AB 32, California’s controversial energy bill, would require the state to cut its greenhouse gas emissions. Some believe this will lead to a new green economy that will benefit California. Others say it will create expensive electricity, and it will drive up costs for businesses and consumers. Proposition 23 on the ballot in November would suspend AB 32 until the economy improves. Here are two views on that topic, each with an L.A. slant.

California stands at a crossroads. The direction we take will determine whether we lead the nation into the beckoning clean energy economy or whether we relinquish our leadership and stand still, jeopardizing our health, jobs and environment.

The economic giants of tomorrow are working hard today to capture the innovative technologies, venture capital and green jobs that will give them a competitive edge as the world’s energy economy is transformed in the years ahead. California is in a very strong position to be one of these economic giants, but we are now facing a serious threat.

A proposition funded by Texas oil companies has been qualified for the November ballot that would, in effect, repeal California’s landmark global warming law, AB 32. This law was enacted four years ago with the support of a broad coalition of business, environmental and health organizations to set clean energy and pollution control standards, and to spur investment and create jobs in clean technology.

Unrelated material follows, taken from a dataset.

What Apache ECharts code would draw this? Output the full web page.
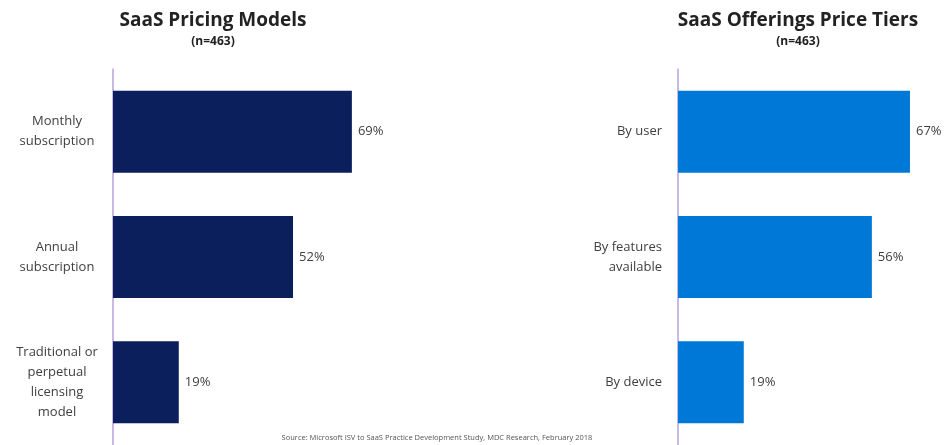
<!DOCTYPE html>
<html>
<head>
<meta charset="utf-8">
<script src="https://cdn.jsdelivr.net/npm/echarts@6/dist/echarts.min.js"></script>
<style>
html, body { margin: 0; padding: 0; background: #fff; }
#main { width: 947px; height: 445px; }
</style>
</head>
<body>
<div id="main"></div>
<script>
// left panel
var pricingModels = ["Monthly\nsubscription", "Annual\nsubscription", "Traditional or\nperpetual\nlicensing\nmodel"];
var pricingValues = [69, 52, 19];
// right panel
var priceTiers = ["By user", "By features\navailable", "By device"];
var tierValues = [67, 56, 19];

var FONT = "'Open Sans', 'Noto Sans', sans-serif";
var txtColor = "#404040";
var axisColor = "#b9a2dc";

var chart = echarts.init(document.getElementById("main"));

var makeBar = function(idx, data, color){
	return {
		type: "bar",
		xAxisIndex: idx,
		yAxisIndex: idx,
		data: data,
		barWidth: 82,
		itemStyle: { color: color },
		label: {
			show: true,
			position: "right",
			distance: 6,
			formatter: "{c}%",
			color: txtColor,
			fontFamily: FONT,
			fontSize: 13
		},
		silent: true
	};
}

var makeY = function(idx, cats, align, margin){
	return {
		type: "category",
		gridIndex: idx,
		data: cats,
		inverse: true,
		axisLine: { show: true, lineStyle: { color: axisColor, width: 1.5 } },
		axisTick: { show: false },
		axisLabel: {
			color: txtColor,
			fontFamily: FONT,
			fontSize: 13,
			lineHeight: 20,
			align: align,
			margin: margin
		}
	};
}

// 269px for 77.7% -> ~3.46px per percent, same as the picture
var makeX = function(idx){
	return {
		type: "value",
		gridIndex: idx,
		min: 0,
		max: 77.7,
		show: false,
		splitLine: { show: false }
	};
}

chart.setOption({
	animation: false,
	title: [
		{
			text: "SaaS Pricing Models",
			subtext: "(n=463)",
			left: 208, top: 6, textAlign: "center",
			itemGap: 6,
			textStyle: { fontFamily: FONT, fontSize: 19, fontWeight: "bold", color: "#222" },
			subtextStyle: { fontFamily: FONT, fontSize: 12, fontWeight: "bold", color: "#222" }
		},
		{
			text: "SaaS Offerings Price Tiers",
			subtext: "(n=463)",
			left: 793, top: 6, textAlign: "center",
			itemGap: 6,
			textStyle: { fontFamily: FONT, fontSize: 19, fontWeight: "bold", color: "#222" },
			subtextStyle: { fontFamily: FONT, fontSize: 12, fontWeight: "bold", color: "#222" }
		},
		{
			text: "Source: Microsoft ISV to SaaS Practice Development Study, MDC Research, February 2018",
			left: 432, top: 429, textAlign: "center",
			textStyle: { fontFamily: FONT, fontSize: 7.5, fontWeight: "normal", color: "#555" }
		}
	],
	grid: [
		{ left: 113, top: 69, width: 269, height: 376 },
		{ left: 678, top: 69, width: 269, height: 376 }
	],
	xAxis: [makeX(0), makeX(1)],
	yAxis: [
		makeY(0, pricingModels, "center", 56),
		makeY(1, priceTiers, "right", 16)
	],
	series: [
		makeBar(0, pricingValues, "#0b1f5c"),
		makeBar(1, tierValues, "#0078d7")
	]
});
</script>
</body>
</html>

The law has been successful in bringing more than $9 billion in venture capital to California since 2005 – an astounding 60 percent of all venture capital invested across North America during that time period. 2009 alone saw more than $2 billion in venture capital invested here. As a result, California now has more than 12,000 clean technology companies and 500,000 people working in green jobs. If AB 32 is repealed, these types of companies and jobs will experience a significant downturn as billions of dollars of investments are shifted to other states or overseas.

Two generations ago, our nation faced similar crossroads. Air pollution was suffocating our cities, water pollution was destroying resources and habitats, and hazardous wastes were endangering the public health. An effort was launched to clean the air, water and land, but it too faced cries that pollution controls would cripple our economy. We chose wisely, enacting a broad set of environmental laws in the 1970s that have made our communities safer, healthier and more livable, and that have spurred a wide range of technological innovations and new economic opportunities.